Religion plays an important part in people’s lives here but the followers are of mainstream Hindu gods and not wild deities as compared to Himachal Pradesh where the wilderness ruled minds and hearts too. A particular Himalayan bird, a partridge, Black Partridge to be specific is called Ramji ki kudrat, Ram’s nature for no specific reason. The other bird has a name that has more to do with its call. The Indian Cuckoo has a call that goes “Whoo too-too-too”. Its called“Kaphal paako!” Kaphal is the local name for custard apple or wood apple and paako is to ripen. Perhaps on account of the bird’s vocal chords opening up in summer when its time for fruits to ripen.

After 4 hours of birding, we decided to call it a day. The specie tally was now touching 64. And we were still on day 1. It was time for lunch and a siesta. Fast forward me reading about the sex lives of Australians, a brief nap, a cuppa tea and a drive to another valley closeby.

This valley had a family living on its slopes. As Rajesh told me, theirs was a life of constant struggle against Nature’s might. Their home was in the thicket of the forest and although the highway could be spied upon from not too far, the big
cats were never too far away. Rajesh had a guide from this place sometime ago. He had to fight off tigers trying to have his pet dog for dinner on more than one occasion. Leopards were far more numerous in these mountains. Winter was the best time to spot and even photograph a leopard here. Apparently they’d even amble on the roads early in the morning or late evenings in winters as the traffic died down. A young girl was stringing up wet clothes to dry. i could almost imagine a big cat, tiger or leopard keeping an eye on movements within the household. There was an old woman who sat on a chair reading something. i can only imagine if they’d be thinking constantly of their “unfriendly” neighbours. But then such is life. Maybe this added a greater sense of respect to an existence we otherwise find tiresome and boring at times. Living in the shadow of Death might make one more spiritual. But that’s upto the individual to discover.

It was about 05:00 PM when a Barking Deer took up a hoarse cry from somewhere behind us. We were at the cusp of the trail where it meets a village. The deer was calling from somewhere near the home, somewhere near the highway. It was difficult to triangulate the call to a specific position. It sounded distant but the emotion contained in the voice was understandable. Fear. The deer was mortally terrified of something, somebody. The Barking Deer or Muntjac or Kakad as it is called in the Terai and Bhabar hills is a smallish deer, the size of a dog, almost hopping instead of galloping. Its call sounds like a bark which is why the name. We have Barking Deer in Mumbai’s Sanjay Gandhi National Park but not as
numerous as they were here. i had heard them calling to alert the forest to a leopard’s movements. The bark was more or less flat. But this time, the bark had a very tangible feeling of terror to it. Maybe the deer was looking at a tiger who in turn was eyeing the deer. The place at large where the call was coming from had a spring. i desperately wanted the tiger to move in order that i could get a glimpse.
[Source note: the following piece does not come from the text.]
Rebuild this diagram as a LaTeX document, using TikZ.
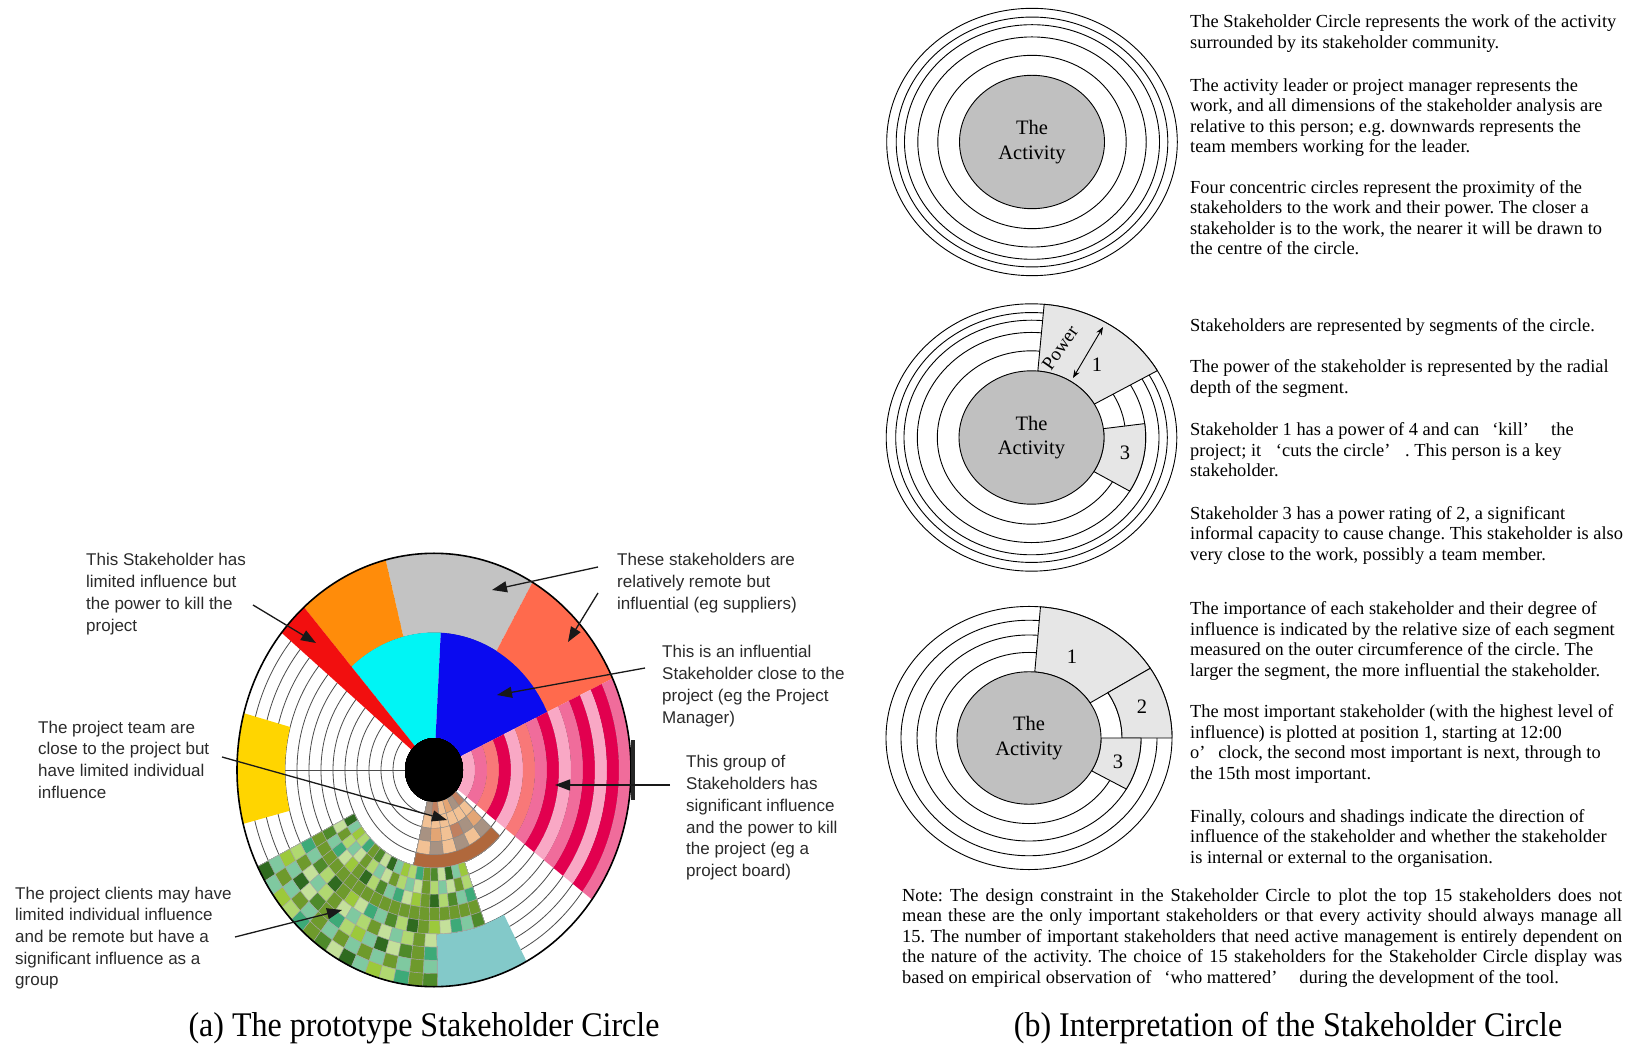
\documentclass[tikz,border=0pt]{standalone}
\usepackage{fontspec}
\usepackage{graphicx}
\setmainfont{Liberation Serif}
\newfontfamily\labelsans{Liberation Sans}
\usetikzlibrary{arrows.meta}

% wheel colours
\definecolor{wgray}{HTML}{C3C3C3}
\definecolor{worange}{HTML}{FF8C0A}
\definecolor{wred}{HTML}{F20F0F}
\definecolor{wcyan}{HTML}{00F5F5}
\definecolor{wblue}{HTML}{0A0AF0}
\definecolor{wcoral}{HTML}{FF6A4D}
\definecolor{wgold}{HTML}{FFD500}
\definecolor{wteal}{HTML}{83C9C9}
\definecolor{pkL}{HTML}{F9A8C5}
\definecolor{pkH}{HTML}{F06C9B}
\definecolor{pkS}{HTML}{F87878}
\definecolor{pkC}{HTML}{E2004F}
\definecolor{gr0}{HTML}{2F6B1F}
\definecolor{gr1}{HTML}{6E9A2C}
\definecolor{gr2}{HTML}{9CC93B}
\definecolor{gr3}{HTML}{C4E09A}
\definecolor{gr4}{HTML}{3DAA78}
\definecolor{gr5}{HTML}{7FC9A0}
\definecolor{gr6}{HTML}{4E8A2A}
\definecolor{gr7}{HTML}{B0D870}
\definecolor{br0}{HTML}{A89282}
\definecolor{br1}{HTML}{E3A574}
\definecolor{br2}{HTML}{F2C194}
\definecolor{br3}{HTML}{C08060}
\definecolor{brD}{HTML}{B0683C}
\definecolor{lbltext}{HTML}{2B2B2B}
\definecolor{segfill}{HTML}{E6E6E6}
\definecolor{actgray}{HTML}{C0C0C0}

% annular sector: options, start angle, end angle, inner radius, outer radius
\newcommand{\annsec}[5]{\path[#1] ({#2}:{#4}) arc[start angle={#2}, end angle={#3}, radius={#4}] -- ({#3}:{#5}) arc[start angle={#3}, end angle={#2}, radius={#5}] -- cycle;}
% stacked text lines, baseline at the first line
\newcommand{\lns}[1]{\begin{tabular}[t]{@{}l@{}}#1\end{tabular}}
% justified line of the note
\newcommand{\jl}[1]{\makebox[720pt][s]{#1}}

\begin{document}
\frenchspacing
\begin{tikzpicture}[x=1pt,y=1pt,
  lbl/.style={anchor=base west, inner sep=0pt, text=lbltext, font=\labelsans\fontsize{17}{21.7}\selectfont},
  para/.style={anchor=base west, inner sep=0pt, font=\fontsize{18.4}{20.5}\selectfont},
  callout/.style={draw=black!90, line width=1.3pt, -{Triangle[length=15pt,width=11pt]}},
  ringline/.style={draw=black!70, line width=0.8pt},
  ring/.style={draw=black, line width=0.9pt},
  seg/.style={fill=segfill, draw=black, line width=0.9pt},
  num/.style={inner sep=0pt, font=\fontsize{20.5}{24}\selectfont},
  actlabel/.style={align=center, inner sep=0pt, font=\fontsize{20.5}{24.5}\selectfont},
  caption/.style={inner sep=0pt, anchor=base, font=\fontsize{32}{36}\selectfont}
]
\useasboundingbox (0,0) rectangle (1633,1045);
\fill[white] (0,0) rectangle (1633,1045);

% ---------------- (a) prototype wheel ----------------
\begin{scope}[shift={(434,275)}, yscale=1.1]
  \fill[white] (0,0) circle[radius=197];
  \foreach \k in {1,...,13} \draw[ringline] (0,0) circle[radius={29+12*\k}];
  \draw[ringline] (180:29) -- (180:149);
  % solid segments
  \annsec{fill=wgray}{60}{104.2}{125}{197}
  \annsec{fill=worange}{104.2}{131.3}{125}{197}
  \annsec{fill=wcyan}{86.9}{131.3}{20}{125}
  \annsec{fill=wblue}{25}{86.9}{20}{125}
  \annsec{fill=wcoral}{25}{60}{125}{197}
  \annsec{fill=wred}{131.3}{140.7}{20}{197}
  \annsec{fill=wgold}{164.8}{194.4}{149}{197}
  \annsec{fill=wteal}{-89}{-62}{149}{197}
  % striped group
  \foreach \k/\tc in {0/pkL,1/pkH,2/pkS,3/pkC,4/pkL,5/pkS,6/pkH,7/pkC,8/pkL,9/pkH,10/pkC,11/pkL,12/pkC,13/pkH}
    \annsec{fill=\tc}{-36.7}{25}{29+12*\k}{41+12*\k}
  % brown tiled group
  \foreach \j in {0,...,3}
    \foreach \i in {0,...,5} {
      \pgfmathsetmacro\aa{-103.3+\i*61/6}
      \pgfmathsetmacro\ab{-103.3+(\i+1)*61/6}
      \pgfmathtruncatemacro\tn{mod(\i*3+\j*2+\i*\j,4)}
      \annsec{fill=br\tn, draw=black!45, line width=0.4pt}{\aa}{\ab}{29+12*\j}{41+12*\j}
    }
  \annsec{fill=brD, draw=black!45, line width=0.4pt}{-103.3}{-42.3}{77}{89}
  % green tiled group
  \foreach \j in {0,...,4}
    \foreach \i in {0,...,18} {
      \pgfmathsetmacro\aa{-153.5+\i*83.5/19}
      \pgfmathsetmacro\ab{-153.5+(\i+1)*83.5/19}
      \pgfmathtruncatemacro\tn{mod(\i*5+\j*3+\i*\j,8)}
      \annsec{fill=gr\tn, draw=black!35, line width=0.4pt}{\aa}{\ab}{89+12*\j}{101+12*\j}
    }
  \foreach \j in {5,...,8}
    \foreach \i in {0,...,14} {
      \pgfmathsetmacro\aa{-153.5+\i*64.5/15}
      \pgfmathsetmacro\ab{-153.5+(\i+1)*64.5/15}
      \pgfmathtruncatemacro\tn{mod(\i*5+\j*3+\i*\j,8)}
      \annsec{fill=gr\tn, draw=black!35, line width=0.4pt}{\aa}{\ab}{89+12*\j}{101+12*\j}
    }
  \fill[black] (0,0) circle[radius=29];
  \draw[black, line width=1.6pt] (0,0) circle[radius=197];
\end{scope}
\fill[black!85] (631,305) rectangle (634.5,245);

% callout texts
\node[lbl] (l1) at (86,479) {\lns{This Stakeholder has\\limited influence but\\the power to kill the\\project}};
\node[lbl] (l2) at (38,312) {\lns{The project team are\\close to the project but\\have limited individual\\influence}};
\node[lbl] (l3) at (15,146) {\lns{The project clients may have\\limited individual influence\\and be remote but have a\\significant influence as a\\group}};
\node[lbl] (r1) at (617,479) {\lns{These stakeholders are\\relatively remote but\\influential (eg suppliers)}};
\node[lbl] (r2) at (662,387) {\lns{This is an influential\\Stakeholder close to the\\project (eg the Project\\Manager)}};
\node[lbl] (r3) at (686,277) {\lns{This group of\\Stakeholders has\\significant influence\\and the power to kill\\the project (eg a\\project board)}};

% callout arrows
\coordinate (s1) at (253,440); \coordinate (t1) at (316,402);
\coordinate (s2) at (598,478); \coordinate (t2) at (492,455);
\coordinate (s3) at (598,452); \coordinate (t3) at (568,403);
\coordinate (s4) at (645,377); \coordinate (t4) at (497,350);
\coordinate (s5) at (670,260); \coordinate (t5) at (555,260);
\coordinate (s6) at (222,288); \coordinate (t6) at (447,225);
\coordinate (s7) at (235,108); \coordinate (t7) at (342,135);
\foreach \n in {1,...,7} \draw[callout] (s\n) -- (t\n);

\node[caption] (capa) at (424,9) {\scalebox{1}[1.08]{(a) The prototype Stakeholder Circle}};

% ---------------- (b) interpretation ----------------
% circle 1
\begin{scope}[shift={(1032,903)}, yscale=0.92]
  \foreach \r in {145.3,135.8,127.5,114.2,94.2} \draw[ring] (0,0) circle[radius=\r];
  \draw[ring, fill=actgray] (0,0) circle[radius=72.5];
\end{scope}
\node[actlabel] (act1) at (1032,903) {The\\Activity};

% circle 2
\begin{scope}[shift={(1031.5,607.5)}, yscale=0.92]
  \foreach \r in {145.3,135.8,127.5,114.2,94.2} \draw[ring] (0,0) circle[radius=\r];
  \annsec{seg}{30}{85}{72.5}{145.3}
  \annsec{seg}{-30.7}{7.6}{72.5}{114.2}
  \draw[ring, fill=actgray] (0,0) circle[radius=72.5];
\end{scope}
\node[actlabel] (act2) at (1031.5,607.5) {The\\Activity};
\coordinate (pa) at (1073,667); \coordinate (pb) at (1103,718);
\draw[{Stealth[length=8pt,width=6pt]}-{Stealth[length=8pt,width=6pt]}, line width=0.9pt] (pa) -- (pb);
\node[rotate=55, inner sep=0pt, font=\fontsize{19}{22}\selectfont] (pw) at (1060,697) {Power};
\node[num] (n21) at (1097,680) {1};
\node[num] (n23) at (1125,592) {3};

% circle 3
\begin{scope}[shift={(1029,307)}, yscale=0.92]
  \foreach \r in {143,128,112,93} \draw[ring] (0,0) circle[radius=\r];
  \annsec{seg}{32}{85.4}{72}{143}
  \annsec{seg}{0}{32}{93}{143}
  \annsec{seg}{-29.7}{0}{72}{112}
  \draw[ring, fill=actgray] (0,0) circle[radius=72];
\end{scope}
\node[actlabel] (act3) at (1029,307) {The\\Activity};
\node[num] (n31) at (1072,388) {1};
\node[num] (n32) at (1142,338) {2};
\node[num] (n33) at (1118,283) {3};

% explanatory paragraphs
\node[para] (p1) at (1190,1017) {\lns{The Stakeholder Circle represents the work of the activity\\surrounded by its stakeholder community.}};
\node[para] (p2) at (1190,953.5) {\lns{The activity leader or project manager represents the\\work, and all dimensions of the stakeholder analysis are\\relative to this person; e.g. downwards represents the\\team members working for the leader.}};
\node[para] (p3) at (1190,851.5) {\lns{Four concentric circles represent the proximity of the\\stakeholders to the work and their power. The closer a\\stakeholder is to the work, the nearer it will be drawn to\\the centre of the circle.}};
\node[para] (p4) at (1190,713) {\lns{Stakeholders are represented by segments of the circle.}};
\node[para] (p5) at (1190,672) {\lns{The power of the stakeholder is represented by the radial\\depth of the segment.}};
\node[para] (p6) at (1190,609) {\lns{Stakeholder 1 has a power of 4 and can\hspace{0.7em}‘kill’\hspace{1.2em}the\\project; it\hspace{0.8em}‘cuts the circle’\hspace{0.8em}. This person is a key\\stakeholder.}};
\node[para] (p7) at (1190,525.5) {\lns{Stakeholder 3 has a power rating of 2, a significant\\informal capacity to cause change. This stakeholder is also\\very close to the work, possibly a team member.}};
\node[para] (p8) at (1190,430) {\lns{The importance of each stakeholder and their degree of\\influence is indicated by the relative size of each segment\\measured on the outer circumference of the circle. The\\larger the segment, the more influential the stakeholder.}};
\node[para] (p9) at (1190,327) {\lns{The most important stakeholder (with the highest level of\\influence) is plotted at position 1, starting at 12:00\\o’\hspace{0.7em}clock, the second most important is next, through to\\the 15th most important.}};
\node[para] (p10) at (1190,222.5) {\lns{Finally, colours and shadings indicate the direction of\\influence of the stakeholder and whether the stakeholder\\is internal or external to the organisation.}};

\node[para] (note) at (902,144) {\lns{\jl{Note: The design constraint in the Stakeholder Circle to plot the top 15 stakeholders does not}\\\jl{mean these are the only important stakeholders or that every activity should always manage all}\\\jl{15. The number of important stakeholders that need active management is entirely dependent on}\\\jl{the nature of the activity. The choice of 15 stakeholders for the Stakeholder Circle display was}\\based on empirical observation of\hspace{0.7em}‘who mattered’\hspace{1.2em}during the development of the tool.}};

\node[caption] (capb) at (1288,9) {\scalebox{1}[1.08]{(b) Interpretation of the Stakeholder Circle}};
\end{tikzpicture}
\end{document}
In the meanwhile, the deer kept calling with a result that its throat began to dry and soon the effect of a parched throat was audible. Despite the drying throat, the deer did not stop calling. But then it did not do anything about it. It did not run away. Maybe that’s why they also fell prey to leopards and tigers. They stop after a distance to look back and bark until the animal moves away.

i do not have a photograph of a tiger that qualifies as a good photograph and hence i’ll live with these mooched sketches for now.Our tiger was in no mood to move until it was dark. 0700 PM onwards, it would have stepped out of the spring to amble about in the woods. i’m certain that the deer would have continued to call even then. The tiger here was being sadistic unintentionally or maybe by design. The deer’s constant calling was now getting a bit irritating and i could imagine the tiger feeling just the same. A leap of imagination could see the tiger charge at that deer, sending him scampering blindly, screaming. The tiger then laughing cruelly in silence. Fear is a powerful emotion. Being an object of fear does feel thrilling. A sense of power over the lives of those who fear with the impunity to act without repercussions.

Returning to us spectactors, we weren’t going to see the cat anyway. And so with the sun setting in the horizon, we decided to drive back to the camp. A cuppa hot tea was waiting for us.